J: Adding a new optional field

This would be just a particular case of the previous scenario, where the default value would be None, in the case of Scala.

K: Adding a new item to a union

In this scenario, the old clients will fail when the result is including the new item. Hence, the solution would be to provide a default value to the old coproduct and creating a new field with the new coproduct.

  • Before:
case class Response(a: Int :+: String :+: CNil)
  • After:
case class NewResponse(
      a: Int :+: String :+: CNil = Coproduct[Int :+: String :+: CNil](0),
      b: Int :+: String :+: Boolean :+: CNil)

L: Removing item from a union

No action will be required in this case.

  • Before:
case class Response(a: Int :+: String :+: CNil)
  • After:
case class NewResponse(a: Int :+: CNil)

M: Replacing item from a union

As long as the value of the coproduct belongs to the previous version, the old client should be able to accept the response as valid. Thus, we would need to follow the same approach as above when Adding a new item to a coproduct.

  • Before:
case class Response(a: Int :+: String :+: CNil)
  • After:
case class NewResponse(a: Int :+: Boolean :+: CNil)

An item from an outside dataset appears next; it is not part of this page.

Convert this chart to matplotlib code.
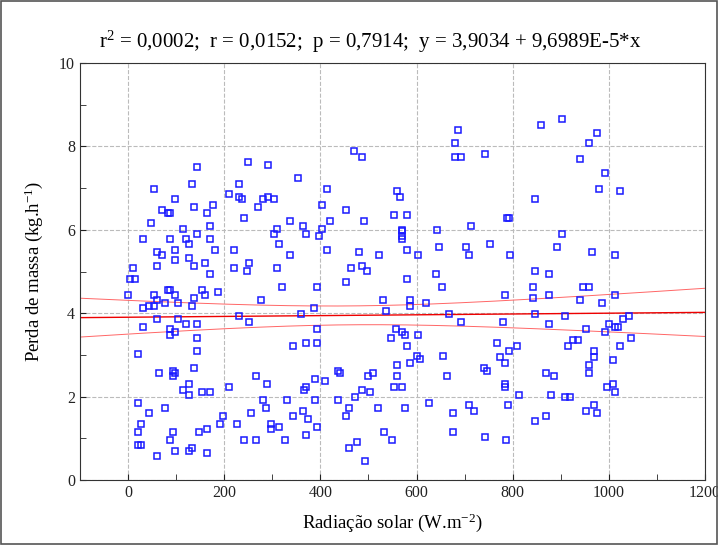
import numpy as np
import matplotlib.pyplot as plt
from matplotlib.patches import Rectangle
from matplotlib.ticker import MultipleLocator

plt.rcParams['font.family'] = ['Liberation Serif', 'DejaVu Serif']
plt.rcParams['mathtext.fontset'] = 'custom'
plt.rcParams['mathtext.rm'] = 'Liberation Serif'
plt.rcParams['mathtext.it'] = 'Liberation Serif:italic'

# radiation (W.m-2) and mass loss (kg.h-1)
radiacao = [
    143, 249, 54, 132, 231, 209, 231, 237, 98, 176, 137, 71, 82, 87, 165, 242, 48, 115, 170,
    469, 486, 292, 353, 414, 292, 281, 303, 270, 403, 453, 336, 420, 491, 309, 364, 403,
    687, 681, 681, 692, 742, 559, 565, 554, 581, 789, 714, 570, 642,
    858, 903, 975, 958, 941, 991, 980, 1024, 847, 792,
    143, 32, 87, 120, 170, 126, 98, 181, 220, 60, 71, 126, 98, 159, 60, 137, 10, 220, 248, 252,
    170, 4, 15, 82, 87, 154, 0, 54, 98, 159, 187, 60, 137, 76, 104, 43, 54, 132, 32, 231, 252,
    60, 104, 120, 143, 32, 87, 87, 98, 143, 21, 143,
    303, 370, 397, 314, 414, 480, 522, 336, 309, 464, 486, 497, 453, 320, 392, 276, 386, 359,
    392, 342, 370, 392,
    570, 570, 570, 581, 647, 702, 753, 602, 709, 795, 580, 641, 652, 530, 586, 586, 619, 785,
    536, 667, 692, 779, 558, 569, 575, 547, 602, 580, 768,
    903, 892, 964, 1013, 847, 875, 842, 947, 958, 842, 875, 1013, 941, 986, 847, 908, 1041,
    1030, 875, 1001, 1013, 1019, 953, 991, 1047, 808, 792, 914, 925, 936, 1024, 969,
    65, 93, 98, 93, 137, 126, 115, 126, 154, 170, 209, 21, 43, 76, 26, 21, 93, 87, 21, 26,
    60, 98, 126, 132, 165, 148, 165, 198, 192, 226, 255, 242,
    266, 288, 436, 441, 388, 410, 371, 366, 498, 509, 487, 504, 281, 331, 388, 436, 471, 287,
    364, 342, 375, 460, 454, 519, 298, 298, 314, 392, 266, 327, 370, 460, 476, 493,
    601, 608, 654, 586, 559, 559, 554, 570, 663, 741, 746, 774, 785, 785, 785, 576, 626, 676,
    709, 720, 791, 532, 548, 676, 742, 786,
    969, 1008, 958, 869, 886, 958, 997, 1008, 1013, 814, 880, 908, 919, 969, 953, 975, 869, 847,
]
perda = [
    7.50, 7.63, 6.99, 7.11, 7.11, 6.86, 6.79, 6.73, 6.73, 6.60, 6.54, 6.47, 6.41, 6.41, 6.41, 6.28, 6.16, 6.03, 6.09,
    7.88, 7.75, 7.56, 7.24, 6.99, 6.79, 6.73, 6.73, 6.54, 6.60, 6.47, 6.22, 6.22, 6.22, 6.03, 6.09, 6.03,
    8.39, 8.07, 7.75, 7.75, 7.82, 6.92, 6.79, 6.35, 6.35, 6.28, 6.09, 6.00, 6.00,
    8.52, 8.65, 8.33, 8.07, 7.69, 7.37, 6.99, 6.92, 6.73, 6.28,
    5.91, 5.78, 5.78, 5.78, 5.78, 5.65, 5.52, 5.52, 5.52, 5.46, 5.40, 5.33, 5.27, 5.20, 5.14, 5.14, 5.08, 5.08, 5.01, 5.20,
    4.95, 4.82, 4.82, 4.56, 4.56, 4.56, 4.44, 4.44, 4.44, 4.44, 4.50, 4.31, 4.37, 4.24, 4.24, 4.18, 4.18, 4.18, 4.12, 3.93, 3.80,
    3.86, 3.86, 3.73, 3.73, 3.67, 3.61, 3.48, 3.54, 3.41, 3.03, 3.09,
    5.91, 5.91, 5.84, 5.65, 5.52, 5.46, 5.40, 5.40, 5.08, 5.08, 5.14, 5.01, 4.76, 4.63, 4.63, 4.31, 4.12, 3.99,
    3.61, 3.22, 3.29, 3.29,
    5.97, 5.84, 5.78, 5.52, 5.59, 5.59, 5.65, 5.40, 5.40, 5.40, 4.82, 4.95, 4.63, 4.31, 4.31, 4.18, 4.24, 4.44,
    4.05, 3.99, 3.80, 3.80, 3.61, 3.54, 3.48, 3.41, 3.48, 3.22, 3.29,
    5.91, 5.59, 5.46, 5.40, 5.01, 4.95, 4.63, 4.63, 4.63, 4.37, 4.44, 4.44, 4.31, 4.24, 3.99, 3.93, 3.93,
    3.86, 3.73, 3.73, 3.67, 3.67, 3.61, 3.54, 3.41, 3.22, 3.09, 3.22, 3.35, 3.35, 3.22, 3.09,
    2.56, 2.62, 2.56, 2.49, 2.69, 2.30, 2.17, 2.05, 2.11, 2.11, 2.24, 1.85, 1.60, 1.73, 1.34, 1.15, 1.15, 0.96, 0.83, 0.83,
    0.58, 0.70, 0.70, 0.77, 0.64, 1.15, 1.22, 1.53, 1.34, 1.34, 1.60, 0.96,
    2.49, 2.30, 2.62, 2.56, 2.43, 2.37, 2.24, 2.17, 2.49, 2.56, 2.17, 2.11, 1.92, 1.92, 1.92, 1.92, 1.98, 1.73,
    1.66, 1.53, 1.47, 1.73, 1.53, 1.73, 1.34, 1.22, 1.28, 1.28, 0.96, 0.96, 1.09, 0.77, 0.90, 0.45,
    2.97, 2.90, 2.97, 2.81, 2.75, 2.49, 2.24, 2.24, 2.49, 2.69, 2.62, 2.94, 2.81, 2.30, 2.24, 1.73, 1.85, 1.60,
    1.79, 1.66, 1.79, 1.15, 0.96, 1.15, 1.02, 0.96,
    2.94, 2.88, 2.75, 2.56, 2.49, 2.56, 2.24, 2.30, 2.11, 2.05, 2.05, 1.98, 1.98, 1.79, 1.66, 1.60, 1.53, 1.41,
]

# regression reported in the header
intercepto = 3.9034
inclinacao = 9.6989e-5
titulo = r'r$^2$ = 0,0002;  r = 0,0152;  p = 0,7914;  y = 3,9034 + 9,6989E-5*x'

x = np.array(radiacao, dtype=float)
y = np.array(perda)

fig = plt.figure(figsize=(7.18, 5.45), dpi=100)
ax = fig.add_axes([80 / 718, 65 / 545, 625 / 718, 417 / 545])

ax.plot(x, y, 's', ms=5, mfc='none', mec='#1a1aff', mew=1.1, zorder=3)

# fitted line and 95% confidence band
xx = np.linspace(-100, 1200, 200)
yy = intercepto + inclinacao * xx
res = y - (intercepto + inclinacao * x)
n = len(x)
s = np.sqrt(np.sum(res ** 2) / (n - 2))
sxx = np.sum((x - x.mean()) ** 2)
half = 1.968 * s * np.sqrt(1 / n + (xx - x.mean()) ** 2 / sxx)
ax.plot(xx, yy, color='#ee0000', lw=1.0, zorder=2)
ax.plot(xx, yy + half, color='#ff6666', lw=0.7, zorder=2)
ax.plot(xx, yy - half, color='#ff6666', lw=0.7, zorder=2)

ax.set_xlim(-100, 1200)
ax.set_ylim(0, 10)
ax.xaxis.set_major_locator(MultipleLocator(200))
ax.xaxis.set_minor_locator(MultipleLocator(100))
ax.yaxis.set_major_locator(MultipleLocator(2))
ax.yaxis.set_minor_locator(MultipleLocator(1))
ax.tick_params(which='both', direction='in', length=4, labelsize=11.5, colors='#222222')
ax.grid(which='major', color='#bbbbbb', linestyle='--', linewidth=0.8)
ax.set_axisbelow(True)
for sp in ax.spines.values():
    sp.set_color('#333333')

ax.set_xlabel(r'Radiação solar (W.m$^{-2}$)', fontsize=13.5, labelpad=8)
ax.set_ylabel(r'Perda de massa (kg.h$^{-1}$)', fontsize=13.5, labelpad=10)
fig.text(370 / 718, 1 - 42 / 545, titulo, fontsize=15, ha='center', va='center')

fig.patches.append(Rectangle((0.002, 0.002), 0.996, 0.996, transform=fig.transFigure,
                             fill=False, edgecolor='#555555', lw=1.2))

plt.savefig('out.png', dpi=100)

N: Changing the type of an existing field

It will require providing a default value for the previous type, and then, we would need to create a new field with the new type.

  • Before:
case class Response(a: String, b: Int)
  • After:
case class NewResponse(a: String, b: Int = 123, c: Boolean)

O: Renaming a field

It’s also safe in Avro, the server responses don’t include the parameter names inside and they will be ignored when the data is serialized and sent through the wire.

  • Before:
case class Response(a: String, b: Int)
  • After:
case class NewResponse(a: String, c: Int)

P: Removing a field

This evolution should never happen since we would lose backward compatibility. Nonetheless, it would work only under the special case that the old response has a default value for the field that we want to delete, where this operation would be feasible by removing the field in the new version of the server response.

  • Before:
case class Response(a: String, b: Int = 123)
  • After:
case class NewResponse(a: String)